The full-year Net principal loss rate for 2025 is projected to be in the range of 8.0% to 8.2%. This forecast assumes a slow, gradual improvement in the macroeconomic environment, acknowledging that it will take time for the cumulative effects of prolonged inflation and higher interest rates to fully dissipate and for consumer payment capacity to strengthen. Quarterly loss rates may exhibit some variability, including an estimated $13 million negative impact in Q2 2025 due to hurricane-related customer accommodations from late 2024. The normalized effective tax rate for the full year is expected to be in the range of 25% to 26%.

For investors, the key implications of this outlook are multifaceted. The flat to slightly lower average loan growth suggests that portfolio expansion will not be a primary driver of top-line growth in 2025. Revenue growth will rely more heavily on yield management through pricing actions and the benefits of the ongoing product mix shift, although the latter also presents a headwind to yield due to lower late fees.
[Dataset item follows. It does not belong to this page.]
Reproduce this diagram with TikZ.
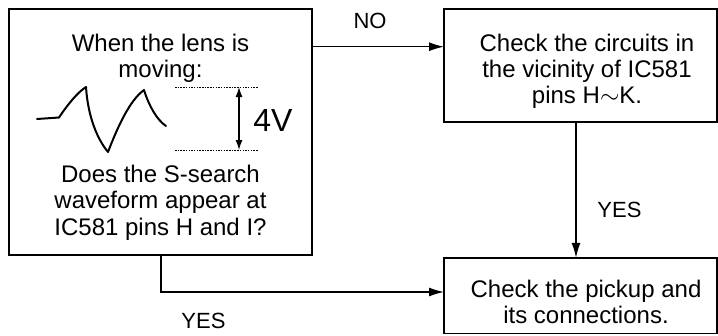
\documentclass[tikz,border=0pt]{standalone}
\usepackage{fontspec}
\setmainfont{Liberation Sans}
\usetikzlibrary{arrows.meta}
\begin{document}
\begin{tikzpicture}[x=1pt,y=-1pt,
  box/.style={draw, line width=1.5pt, inner sep=0pt, outer sep=0pt, anchor=north west},
  txt/.style={anchor=base, inner sep=0pt, font=\fontsize{24}{26.5}\selectfont},
  lbl/.style={anchor=base, inner sep=0pt, font=\fontsize{22}{24}\selectfont},
  conn/.style={line width=1.3pt},
  arr/.style={conn, -{Latex[length=15pt,width=9pt]}},
  dblarr/.style={line width=1.3pt, {Latex[length=10pt,width=7pt]}-{Latex[length=10pt,width=7pt]}},
  dotline/.style={line width=1pt, dash pattern=on 1.5pt off 1.2pt},
  wave/.style={line width=2pt, line join=round, line cap=round},
]
\useasboundingbox (0,0) rectangle (718,335);

% boxes
\node[box, minimum width=303pt, minimum height=246pt] (q) at (9,9) {};
\node[box, minimum width=272.8pt, minimum height=113pt] (a) at (444,9) {};
\node[box, minimum width=272.8pt, minimum height=75.5pt] (b) at (444,257.8) {};

% left box text
\node[txt] (q1) at (160.5,51) {When the lens is};
\node[txt] (q2) at (160.5,77.5) {moving:};
\node[txt] (q3) at (160.5,182) {Does the S-search};
\node[txt] (q4) at (160.5,208.5) {waveform appear at};
\node[txt] (q5) at (160.5,235) {IC581 pins H and I?};

% waveform
\draw[wave] (37,119) -- (59,117.5)
  .. controls (68,104) and (78,92) .. (86,87)
  .. controls (88,118) and (98,140) .. (108,152)
  .. controls (118,126) and (130,100) .. (144,90)
  .. controls (149,106) and (157,120) .. (166,126);

% amplitude marks
\coordinate (dt1) at (175,87);
\coordinate (dt2) at (258,87);
\coordinate (db1) at (175,150);
\coordinate (db2) at (258,150);
\coordinate (vt) at (239,87);
\coordinate (vb) at (239,150);
\draw[dotline] (dt1) -- (dt2);
\draw[dotline] (db1) -- (db2);
\draw[dblarr] (vt) -- (vb);
\node[anchor=base, inner sep=0pt, font=\fontsize{32}{34}\selectfont] (amp) at (273,131) {4V};

% right boxes text
\node[txt] (a1) at (587,51.5) {Check the circuits in};
\node[txt] (a2) at (587,77.5) {the vicinity of IC581};
\node[txt] (a3) at (587,103.5) {pins H$\sim$K.};
\node[txt] (b1) at (586,297) {Check the pickup and};
\node[txt] (b2) at (586,323.5) {its connections.};

% connectors
\coordinate (noy) at (0,46.7);
\draw[arr] (q.east |- noy) -- (a.west |- noy);
\coordinate (yesx) at (576,0);
\draw[arr] (a.south -| yesx) -- (b.north -| yesx);
\coordinate (botx) at (161,0);
\coordinate (boty) at (0,292);
\draw[arr] (q.south -| botx) -- (botx |- boty) -- (b.west |- boty);

% labels
\node[lbl] (lno) at (370,28) {NO};
\node[lbl] (lyes1) at (619.5,217) {YES};
\node[lbl] (lyes2) at (203.5,328) {YES};
\end{tikzpicture}
\end{document}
The focus on operational excellence and expense discipline is critical for driving profitability and achieving positive operating leverage in this environment.

Several risks could impact this outlook. The macroeconomic environment remains uncertain, with potential adverse impacts from tariffs, trade policies, and persistent inflation on consumer spending and credit quality. While the CFPB late fee rule has been vacated, future regulatory actions remain a possibility. Litigation related to the LVI spinoff also presents potential financial liabilities, although the company believes the claims are without merit and intends to defend itself. Operational risks, as highlighted by the FDIC consent order related to the servicing transition, require continued focus and investment.

Despite these challenges, Bread Financial's strengthened balance sheet, diversified funding base (particularly the growth in DTC deposits), and disciplined capital allocation strategy provide a degree of resilience. The completion of the share repurchase program and the reduction of convertible notes demonstrate a commitment to optimizing the capital structure and returning value to shareholders when appropriate, while maintaining flexibility for future growth and potential market volatility.

Conclusion

Bread Financial has successfully navigated a period of significant transformation, emerging as a more focused, tech-forward financial services company with a diversified product portfolio and a strengthened balance sheet. The company's strategic emphasis on responsible growth, disciplined capital allocation, and operational excellence is evident in its recent performance and forms the bedrock of its investment thesis.

While the macroeconomic environment continues to present challenges, impacting consumer spending and credit quality, Bread Financial's proactive credit management and ongoing operational efficiency initiatives are helping to mitigate these pressures. The outlook for 2025 reflects a realistic assessment of these dynamics, projecting stable to slightly lower average loan balances and modest revenue growth, supported by pricing actions and expense discipline. The company's technological capabilities, while not always quantifiable in publicly available data, are a key differentiator, enabling strategic partnerships and driving operational improvements. As the company continues to execute on its strategy, including further diversifying its partner base and product offerings, and as macroeconomic conditions hopefully improve, the benefits of its transformation and disciplined approach are expected to become more fully realized. Investors should monitor the trajectory of credit quality, the effectiveness of pricing and operational initiatives, and the broader economic landscape as key indicators of the company's progress towards its medium-term financial targets.